Why India’s Family Planning Program Is Not Good for Poor Women

December 29, 2014 Updated: December 29, 2014

NEW DELHI—The death of sixteen women from a sterilization camp last month raised critical questions about India’s family planning program and the culture that led to the creation of sterilization camps.

On Nov. 8, eighty three women in the central city of Bilaspur, were sterilized in six hours with the same laparoscope, the same gloves, and the same needles.

Sixteen of them died the next day, and while their deaths were initially attributed to the drugs they were given post-procedure, an investigative report by four NGOs said the deaths were mostly likely caused by infection.


On paper, India’s family planning program includes a wide array of birth control options to help stabilize the 1.25 billion population. In practice, however, the main form of birth control advocated by the government is sterilization, and sterilization of females in particular.

It is 80 percent easier to sterilize men than women, according to Florence Jasmine David, a nurse and program director at International Services Association, a community health organization in India.

Despite this, sterilizations are still exponentially more common for females in India than they are for males, as birth control is still seen primarily as a women’s responsibility.

“There’s a misconception that [for men] sexual power goes off because of sterilization,” said Dr. S.K. Sharma, a psychotherapist at a holistic care clinic in New Delhi called Ethos Health Care.

The huge spending on compensation/incentives only to bring women to non-functional facilities with poor quality services that are a health risk, is inappropriate and unacceptable.
— Investigative Report on botched sterilizations by four NGO's

What is more, the mini laparoscopy that studies show produces better results is not being used because there aren’t enough surgeons trained in it, the report says.

“What they [the doctors] know right now is laproscopy, so they just continue to do it,” said said Poonam Muttreja, the executive director of the Population Foundation of India, and a member of the investigative team that authored the report.

She said it has to do with the patriarchal attitudes that place a higher value on males than females in India.

“The point is, when you don’t care about the women, why would you change the situation?” she said.


The family planning program works on a system of incentives. The women at the sterilization camp in Belispur were paid $22 (1,400 rupees) for the surgery, which is about a months wages for unskilled labor in that area.

Looking at India’s 2013-2014 family planning budget of $624 million, incentives for female sterilizations accounted for 85 percent of the total expenditure. Only 1.45 percent was used for other contraceptive methods and 13 percent for equipment, transportation, and staff expenses.

“The huge spending on compensation/incentives only to bring women to non-functional facilities with poor quality services that are a health risk, is inappropriate and unacceptable,” the report said, adding that the program should focus on quality of care instead of numbers.

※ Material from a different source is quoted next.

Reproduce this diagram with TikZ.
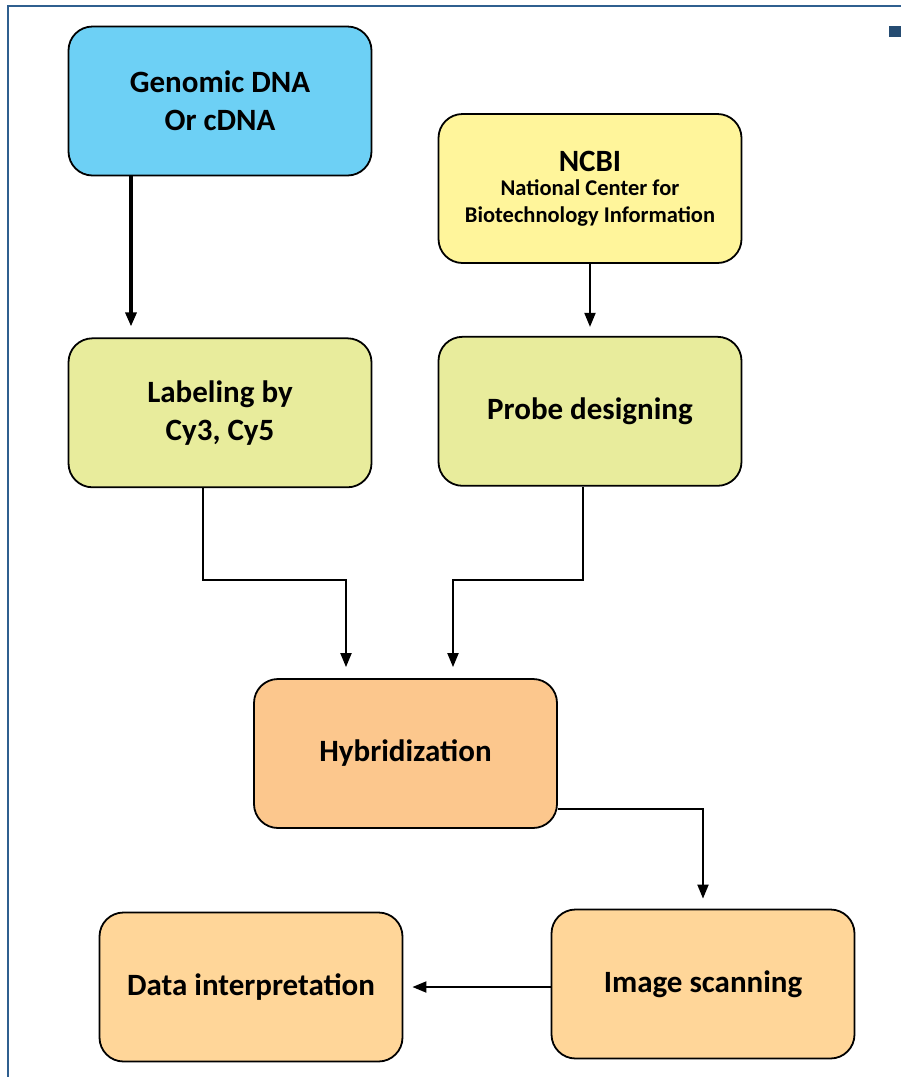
\documentclass[tikz,border=0pt]{standalone}
\usepackage{fontspec}
\setmainfont{Carlito}
\usetikzlibrary{arrows.meta, positioning}

\definecolor{dnablue}{HTML}{6DD0F5}
\definecolor{ncbiyellow}{HTML}{FFF59B}
\definecolor{stepgreen}{HTML}{E8EC9C}
\definecolor{hyborange}{HTML}{FCC78D}
\definecolor{endorange}{HTML}{FFD699}
\definecolor{framblue}{HTML}{2F5F8F}

\begin{document}
\begin{tikzpicture}[x=1pt, y=-1pt,
		box/.style={draw, line width=1.8pt, rounded corners=24pt, minimum width=303pt,
			minimum height=149pt, align=center, font=\fontsize{31}{38}\selectfont\bfseries},
		flow/.style={-{Triangle[length=14pt, width=11pt]}, line width=1.9pt}]
		\useasboundingbox (0,0) rectangle (901,1077);
		\draw [framblue, line width=1.4pt] (8,1077) -- (8,6) -- (901,6);
		\fill [framblue!80!black] (889,26) rectangle (901,37);

		\node (gdna) [box, fill=dnablue] at (220,101) {Genomic DNA\\Or cDNA};
		\node (label) [box, fill=stepgreen, below = 161pt of gdna] {Labeling by\\Cy3, Cy5};
		\node (ncbi) [box, fill=ncbiyellow, font=\fontsize{22.5}{27}\selectfont\bfseries,
			text depth=4pt] at (590,188.5)
			{{\fontsize{31}{31}\selectfont NCBI}\\[-3pt]National Center for\\Biotechnology Information};
		\node (probe) [box, fill=stepgreen, below = 72pt of ncbi] {Probe designing};
		\node (hyb) [box, fill=hyborange] at (405.5,753.5) {Hybridization};
		\node (scan) [box, fill=endorange] at (703,984) {Image scanning};
		\node (data) [box, fill=endorange] at (251,987) {Data interpretation};

		\draw [flow, line width=3.2pt] ([xshift=-89pt]gdna.south) -- ([xshift=-89pt, yshift=11pt]label.north);
		\draw [flow] (ncbi.south) -- ([yshift=9pt]probe.north);
		\draw [flow] ([xshift=-17pt]label.south) -- ++(0,92) -| ([xshift=-59.5pt, yshift=11pt]hyb.north);
		\draw [flow] ([xshift=-7pt]probe.south) -- ++(0,93) -| ([xshift=47.5pt, yshift=11pt]hyb.north);
		\draw [flow] ([yshift=-55.5pt]hyb.east) -| ([yshift=10pt]scan.north);
		\draw [flow] (scan.west |- data.east) -- ([xshift=9pt]data.east);
	\end{tikzpicture}
\end{document}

In addition to the patient’s compensation, the health care worker who recruits the patient and the medical staff are also paid per patient, which activists say creates a system where the patient is pressured into the surgery without being properly informed.

“Health workers who miss sterilization targets because they give proper counseling and accurate information about contraception risk losing their jobs in many parts of the country,” said Aruna Kashyap, a researcher at Human Rights Watch, in a statement.

These incentives and targets violate the norms India agreed to at the UN’s International Conference on Population and Development in 1994, and its own National Population policy that emphasize informed, free choice for family-planning programs.


According to Muttreja people in the community know that women have died from sterilization procedures, but because of the lack of alternatives and information, many are not aware how risky it is.

“They don’t know what kind of conditions are needed for a surgery, or what kind of treatment,” she said. “They are always treated badly, and they see these filthy, badly equipped, badly managed, primary health care centers in any case, so they don’t know any better,” she said.

From 2009-2012, 707 women died in India because of botched sterilizations procedures, according to the report.

Muttreja said the death of 16 women at once brought a lot of attention to the issue, but this is not a new problem.

“The point is not to shame and blame the government but the point is to learn from this case and that’s why we did this investigation—to see how we can improve the family planning program for women of India,” she said.